Job
Carry none of the pictures over; write out the complete data exactly.

Raw data
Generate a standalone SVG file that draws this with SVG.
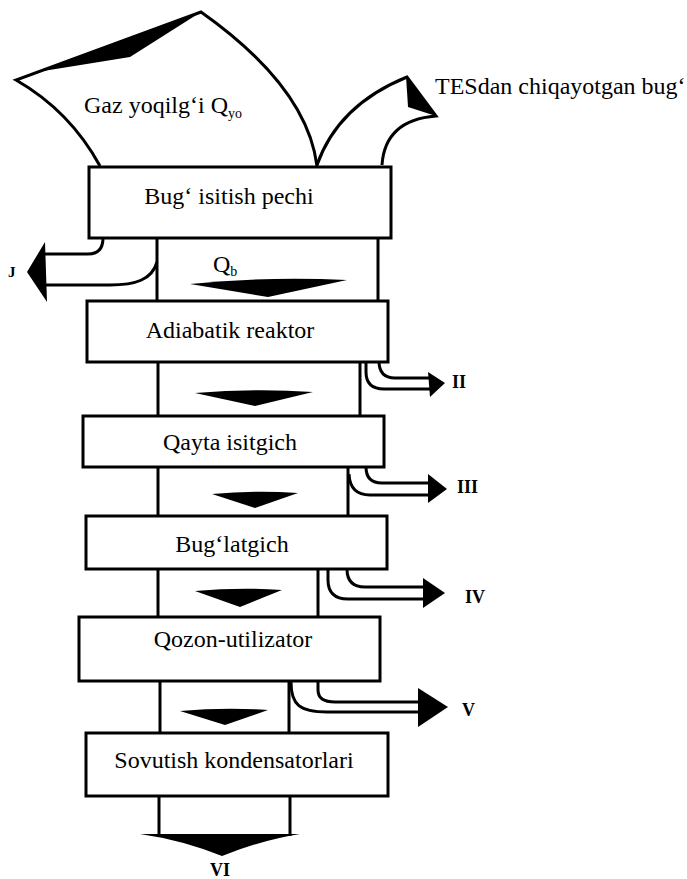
<svg xmlns="http://www.w3.org/2000/svg" width="687" height="879" viewBox="0 0 687 879">
<style>
.box{fill:#fff;stroke:#000;stroke-width:3}
.ln{fill:none;stroke:#000;stroke-width:3;stroke-linecap:butt}
.fill{fill:#000;stroke:none}
.t{font-family:"Liberation Serif","Times New Roman",serif;font-size:24px;fill:#000}
.lab{font-family:"Liberation Serif","Times New Roman",serif;font-size:18px;font-weight:bold;fill:#000}
.sub{font-size:14px}
</style>
<rect width="687" height="879" fill="#fff"/>
<g id="gaz-input">
<path class="ln" d="M100,166 Q70,111 16,80 L201,12 Q307,87 317,166"/>
<path class="fill" d="M37,72 L201,12 L130,57 Z"/>
<text class="t" x="84" y="113">Gaz yoqilg‘i Q<tspan class="sub" dy="5">yo</tspan></text>
</g>
<g id="tes-input">
<path class="ln" d="M317,165 Q338,105 407,77 L436,116 Q385,120 382,165"/>
<path class="fill" d="M406,76 L436,116 L408,107 Z"/>
<text class="t" x="435" y="94">TESdan chiqayotgan bug‘</text>
</g>
<g id="connectors">
<line class="ln" x1="157" y1="238" x2="157" y2="301"/>
<line class="ln" x1="378" y1="238" x2="378" y2="301"/>
<line class="ln" x1="158" y1="362" x2="158" y2="416"/>
<line class="ln" x1="360" y1="362" x2="360" y2="416"/>
<line class="ln" x1="158" y1="467" x2="158" y2="516"/>
<line class="ln" x1="348" y1="467" x2="348" y2="516"/>
<line class="ln" x1="158" y1="569" x2="158" y2="617"/>
<line class="ln" x1="318" y1="569" x2="318" y2="617"/>
<line class="ln" x1="160" y1="681" x2="160" y2="733"/>
<line class="ln" x1="289" y1="681" x2="289" y2="733"/>
<line class="ln" x1="159" y1="796" x2="159" y2="836"/>
<line class="ln" x1="290" y1="796" x2="290" y2="836"/>
<path class="fill" d="M190,284 Q268,276 347,280 L268,297 Z"/>
<path class="fill" d="M195,393 Q255,388 313,392 L255,406 Z"/>
<path class="fill" d="M212,494 Q255,490 298,493 L255,508 Z"/>
<path class="fill" d="M195,591 Q240,587 282,590 L240,607 Z"/>
<path class="fill" d="M180,711 Q225,707 268,710 L225,725 Z"/>
<path class="fill" d="M140,834 L300,834 Q262,840 222,856 Q182,840 140,834 Z"/>
<path class="ln" d="M103,238 Q103,254 88,254 L45,254"/>
<path class="ln" d="M157,262 C152,280 135,285 110,285 L45,285"/>
<path class="fill" d="M45,242 L27,272 L47,302 Z"/>
<path class="ln" d="M379,361 Q379,378 395,378 L430,378"/>
<path class="ln" d="M366,361 L366,372 Q366,389 384,389 L430,389"/>
<path class="fill" d="M428,372 L445,383 L430,397 Z"/>
<path class="ln" d="M366,467 Q366,483 382,483 L430,483"/>
<path class="ln" d="M349,474 Q350,495 370,495 L430,495"/>
<path class="fill" d="M428,474 L447,489 L428,503 Z"/>
<path class="ln" d="M347,569 Q347,587 365,587 L425,587"/>
<path class="ln" d="M328,569 L328,580 Q328,599 348,599 L425,599"/>
<path class="fill" d="M423,578 L445,593 L423,608 Z"/>
<path class="ln" d="M318,681 L318,690 Q318,702 335,702 L420,702"/>
<path class="ln" d="M291,682 C291,705 300,712 327,712 L420,712"/>
<path class="fill" d="M418,688 L448,707 L418,727 Z"/>
<text class="lab" x="8" y="277" style="font-size:15px">J</text>
<text class="lab" x="452" y="388">II</text>
<text class="lab" x="457" y="493">III</text>
<text class="lab" x="465" y="603">IV</text>
<text class="lab" x="462" y="716">V</text>
<text class="lab" x="220" y="876" text-anchor="middle">VI</text>
<text class="t" x="213" y="272">Q<tspan class="sub" dy="4">b</tspan></text>
</g>
<g id="bug-isitish-pechi">
<rect class="box" x="89" y="167" width="302" height="71"/>
<text class="t" x="229" y="204" text-anchor="middle">Bug‘ isitish pechi</text>
</g>
<g id="adiabatik-reaktor">
<rect class="box" x="87" y="301" width="301" height="61"/>
<text class="t" x="230" y="338" text-anchor="middle">Adiabatik reaktor</text>
</g>
<g id="qayta-isitgich">
<rect class="box" x="83" y="416" width="301" height="51"/>
<text class="t" x="230" y="450" text-anchor="middle">Qayta isitgich</text>
</g>
<g id="buglatgich">
<rect class="box" x="86" y="516" width="301" height="53"/>
<text class="t" x="232" y="552" text-anchor="middle">Bug‘latgich</text>
</g>
<g id="qozon-utilizator">
<rect class="box" x="79" y="617" width="301" height="64"/>
<text class="t" x="233" y="647" text-anchor="middle">Qozon-utilizator</text>
</g>
<g id="sovutish-kondensatorlari">
<rect class="box" x="86" y="733" width="302" height="63"/>
<text class="t" x="234" y="768" text-anchor="middle">Sovutish kondensatorlari</text>
</g>
</svg>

Solved exercise
Generate a standalone SVG file that draws this with SVG.
<svg xmlns="http://www.w3.org/2000/svg" width="687" height="879" viewBox="0 0 687 879">
<style>
.box{fill:#fff;stroke:#000;stroke-width:3}
.ln{fill:none;stroke:#000;stroke-width:3;stroke-linecap:butt}
.fill{fill:#000;stroke:none}
.t{font-family:"Liberation Serif","Times New Roman",serif;font-size:24px;fill:#000}
.lab{font-family:"Liberation Serif","Times New Roman",serif;font-size:18px;font-weight:bold;fill:#000}
.sub{font-size:14px}
</style>
<rect width="687" height="879" fill="#fff"/>
<g id="gaz-input">
<path class="ln" d="M100,166 Q70,111 16,80 L201,12 Q307,87 317,166"/>
<path class="fill" d="M37,72 L201,12 L130,57 Z"/>
<text class="t" x="84" y="113">Gaz yoqilg‘i Q<tspan class="sub" dy="5">yo</tspan></text>
</g>
<g id="tes-input">
<path class="ln" d="M317,165 Q338,105 407,77 L436,116 Q385,120 382,165"/>
<path class="fill" d="M406,76 L436,116 L408,107 Z"/>
<text class="t" x="435" y="94">TESdan chiqayotgan bug‘</text>
</g>
<g id="connectors">
<line class="ln" x1="157" y1="238" x2="157" y2="301"/>
<line class="ln" x1="378" y1="238" x2="378" y2="301"/>
<line class="ln" x1="158" y1="362" x2="158" y2="416"/>
<line class="ln" x1="360" y1="362" x2="360" y2="416"/>
<line class="ln" x1="158" y1="467" x2="158" y2="516"/>
<line class="ln" x1="348" y1="467" x2="348" y2="516"/>
<line class="ln" x1="158" y1="569" x2="158" y2="617"/>
<line class="ln" x1="318" y1="569" x2="318" y2="617"/>
<line class="ln" x1="160" y1="681" x2="160" y2="733"/>
<line class="ln" x1="289" y1="681" x2="289" y2="733"/>
<line class="ln" x1="159" y1="796" x2="159" y2="836"/>
<line class="ln" x1="290" y1="796" x2="290" y2="836"/>
<path class="fill" d="M190,284 Q268,276 347,280 L268,297 Z"/>
<path class="fill" d="M195,393 Q255,388 313,392 L255,406 Z"/>
<path class="fill" d="M212,494 Q255,490 298,493 L255,508 Z"/>
<path class="fill" d="M195,591 Q240,587 282,590 L240,607 Z"/>
<path class="fill" d="M180,711 Q225,707 268,710 L225,725 Z"/>
<path class="fill" d="M140,834 L300,834 Q262,840 222,856 Q182,840 140,834 Z"/>
<path class="ln" d="M103,238 Q103,254 88,254 L45,254"/>
<path class="ln" d="M157,262 C152,280 135,285 110,285 L45,285"/>
<path class="fill" d="M45,242 L27,272 L47,302 Z"/>
<path class="ln" d="M379,361 Q379,378 395,378 L430,378"/>
<path class="ln" d="M366,361 L366,372 Q366,389 384,389 L430,389"/>
<path class="fill" d="M428,372 L445,383 L430,397 Z"/>
<path class="ln" d="M366,467 Q366,483 382,483 L430,483"/>
<path class="ln" d="M349,474 Q350,495 370,495 L430,495"/>
<path class="fill" d="M428,474 L447,489 L428,503 Z"/>
<path class="ln" d="M347,569 Q347,587 365,587 L425,587"/>
<path class="ln" d="M328,569 L328,580 Q328,599 348,599 L425,599"/>
<path class="fill" d="M423,578 L445,593 L423,608 Z"/>
<path class="ln" d="M318,681 L318,690 Q318,702 335,702 L420,702"/>
<path class="ln" d="M291,682 C291,705 300,712 327,712 L420,712"/>
<path class="fill" d="M418,688 L448,707 L418,727 Z"/>
<text class="lab" x="8" y="277" style="font-size:15px">J</text>
<text class="lab" x="452" y="388">II</text>
<text class="lab" x="457" y="493">III</text>
<text class="lab" x="465" y="603">IV</text>
<text class="lab" x="462" y="716">V</text>
<text class="lab" x="220" y="876" text-anchor="middle">VI</text>
<text class="t" x="213" y="272">Q<tspan class="sub" dy="4">b</tspan></text>
</g>
<g id="bug-isitish-pechi">
<rect class="box" x="89" y="167" width="302" height="71"/>
<text class="t" x="229" y="204" text-anchor="middle">Bug‘ isitish pechi</text>
</g>
<g id="adiabatik-reaktor">
<rect class="box" x="87" y="301" width="301" height="61"/>
<text class="t" x="230" y="338" text-anchor="middle">Adiabatik reaktor</text>
</g>
<g id="qayta-isitgich">
<rect class="box" x="83" y="416" width="301" height="51"/>
<text class="t" x="230" y="450" text-anchor="middle">Qayta isitgich</text>
</g>
<g id="buglatgich">
<rect class="box" x="86" y="516" width="301" height="53"/>
<text class="t" x="232" y="552" text-anchor="middle">Bug‘latgich</text>
</g>
<g id="qozon-utilizator">
<rect class="box" x="79" y="617" width="301" height="64"/>
<text class="t" x="233" y="647" text-anchor="middle">Qozon-utilizator</text>
</g>
<g id="sovutish-kondensatorlari">
<rect class="box" x="86" y="733" width="302" height="63"/>
<text class="t" x="234" y="768" text-anchor="middle">Sovutish kondensatorlari</text>
</g>
</svg>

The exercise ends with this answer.